Q&A with instructional assistant Sherry Comar
By Anna Skinner
Current in Westfield caught up with Monon Trail Elementary School instructional assistant Sherry Comar to learn more about what IAs do in Westfield elementary schools. Comar graduated from Westfield High School in 1979 and has lived in Westfield her entire life. She has been an IA for 13 years, previously serving at Washington Woods Elementary School. She joined to Monon Trail Elementary School three years ago.

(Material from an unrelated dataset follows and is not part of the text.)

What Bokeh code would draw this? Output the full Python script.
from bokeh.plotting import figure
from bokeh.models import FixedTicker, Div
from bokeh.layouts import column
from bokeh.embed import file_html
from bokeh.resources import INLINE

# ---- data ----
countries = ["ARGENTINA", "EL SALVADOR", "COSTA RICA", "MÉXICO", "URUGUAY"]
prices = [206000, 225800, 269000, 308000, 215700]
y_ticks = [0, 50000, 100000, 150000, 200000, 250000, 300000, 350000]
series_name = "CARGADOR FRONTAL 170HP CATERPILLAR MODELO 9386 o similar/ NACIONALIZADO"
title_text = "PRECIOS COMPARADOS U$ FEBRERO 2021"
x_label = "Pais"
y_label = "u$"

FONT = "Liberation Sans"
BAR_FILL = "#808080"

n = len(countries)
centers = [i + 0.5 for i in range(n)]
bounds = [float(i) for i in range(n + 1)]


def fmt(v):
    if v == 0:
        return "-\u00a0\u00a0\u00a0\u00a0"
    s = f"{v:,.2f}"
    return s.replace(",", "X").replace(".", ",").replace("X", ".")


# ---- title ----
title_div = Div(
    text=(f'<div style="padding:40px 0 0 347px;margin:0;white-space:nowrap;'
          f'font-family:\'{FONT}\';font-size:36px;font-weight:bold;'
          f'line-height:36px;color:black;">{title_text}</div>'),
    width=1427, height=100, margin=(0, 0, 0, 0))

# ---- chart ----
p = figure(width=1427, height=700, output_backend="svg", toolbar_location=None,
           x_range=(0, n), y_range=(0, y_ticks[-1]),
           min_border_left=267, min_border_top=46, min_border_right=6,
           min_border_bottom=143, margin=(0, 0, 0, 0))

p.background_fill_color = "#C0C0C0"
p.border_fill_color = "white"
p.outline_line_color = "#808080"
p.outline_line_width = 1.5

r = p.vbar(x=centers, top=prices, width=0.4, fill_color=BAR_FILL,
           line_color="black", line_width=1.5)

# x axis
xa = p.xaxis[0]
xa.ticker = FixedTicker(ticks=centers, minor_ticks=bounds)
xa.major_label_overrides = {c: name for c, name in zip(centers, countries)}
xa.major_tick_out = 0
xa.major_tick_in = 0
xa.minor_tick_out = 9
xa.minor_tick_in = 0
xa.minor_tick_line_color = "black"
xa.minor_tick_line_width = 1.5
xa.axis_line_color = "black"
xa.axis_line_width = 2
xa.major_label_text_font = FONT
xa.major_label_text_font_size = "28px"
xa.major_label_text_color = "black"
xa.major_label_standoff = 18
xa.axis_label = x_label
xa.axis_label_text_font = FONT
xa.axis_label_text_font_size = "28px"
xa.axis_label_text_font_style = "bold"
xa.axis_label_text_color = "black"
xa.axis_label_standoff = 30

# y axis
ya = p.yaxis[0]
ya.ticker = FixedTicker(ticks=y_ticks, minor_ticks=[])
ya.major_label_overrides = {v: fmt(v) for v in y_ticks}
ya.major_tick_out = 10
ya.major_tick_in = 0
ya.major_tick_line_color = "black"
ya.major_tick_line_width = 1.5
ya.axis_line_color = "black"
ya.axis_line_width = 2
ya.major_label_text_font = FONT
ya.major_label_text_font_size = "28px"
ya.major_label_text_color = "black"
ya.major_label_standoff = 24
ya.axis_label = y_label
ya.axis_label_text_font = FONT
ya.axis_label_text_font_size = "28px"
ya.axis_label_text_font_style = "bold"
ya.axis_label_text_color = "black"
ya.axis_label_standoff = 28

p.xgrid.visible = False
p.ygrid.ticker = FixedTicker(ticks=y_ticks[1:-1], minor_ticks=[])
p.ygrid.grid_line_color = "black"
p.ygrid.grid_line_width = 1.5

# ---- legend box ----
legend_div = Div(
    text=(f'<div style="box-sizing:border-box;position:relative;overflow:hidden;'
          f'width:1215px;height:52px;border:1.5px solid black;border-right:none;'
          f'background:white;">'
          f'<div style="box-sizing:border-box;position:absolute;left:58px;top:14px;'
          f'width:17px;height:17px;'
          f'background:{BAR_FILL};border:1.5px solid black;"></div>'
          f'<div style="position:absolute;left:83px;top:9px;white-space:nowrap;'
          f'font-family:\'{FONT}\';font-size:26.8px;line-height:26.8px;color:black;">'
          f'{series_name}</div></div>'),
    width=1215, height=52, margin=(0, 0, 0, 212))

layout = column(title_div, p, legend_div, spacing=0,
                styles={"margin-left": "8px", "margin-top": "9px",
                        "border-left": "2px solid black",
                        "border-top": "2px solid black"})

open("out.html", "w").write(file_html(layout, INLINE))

Q: What is your day-to-day job like?
A: I work in the life skills class, and we have six children we serve. There are two IAs. We work a daily schedule for the class, but the individual children, we serve them as what their abilities are and the teacher, of course, gives us that information. We teach them life skills like washing the hands and using the restroom and following schedules. We teach them academics, and the teacher works one-on-one with each student.
Q: What children do you serve?
A: Severe-to-moderate autism, non-verbal children, physical disabilities and, of course, mental disabilities. We also work with Down syndrome children and children with cerebral palsy. We work with children experiencing speech difficulties.
Q: Why is it your passion?
A: I love children of all abilities. I have the patience that it takes to get excited and let the child bloom in their own way.
Q: What do you want people to know about your job?
A: I love watching those children learn every day. If I don’t learn something, it’s a bad day, but usually one of the children teaches me something.
Q: What is the hardest part of your job?
A: Not to laugh when (the children) are being instructed not to do something they really want. Their little personalities and how they express themselves cracks me up. That’s the hardest, to be serious when there’s a child that wants to do (something), but that’s not what we’re learning today.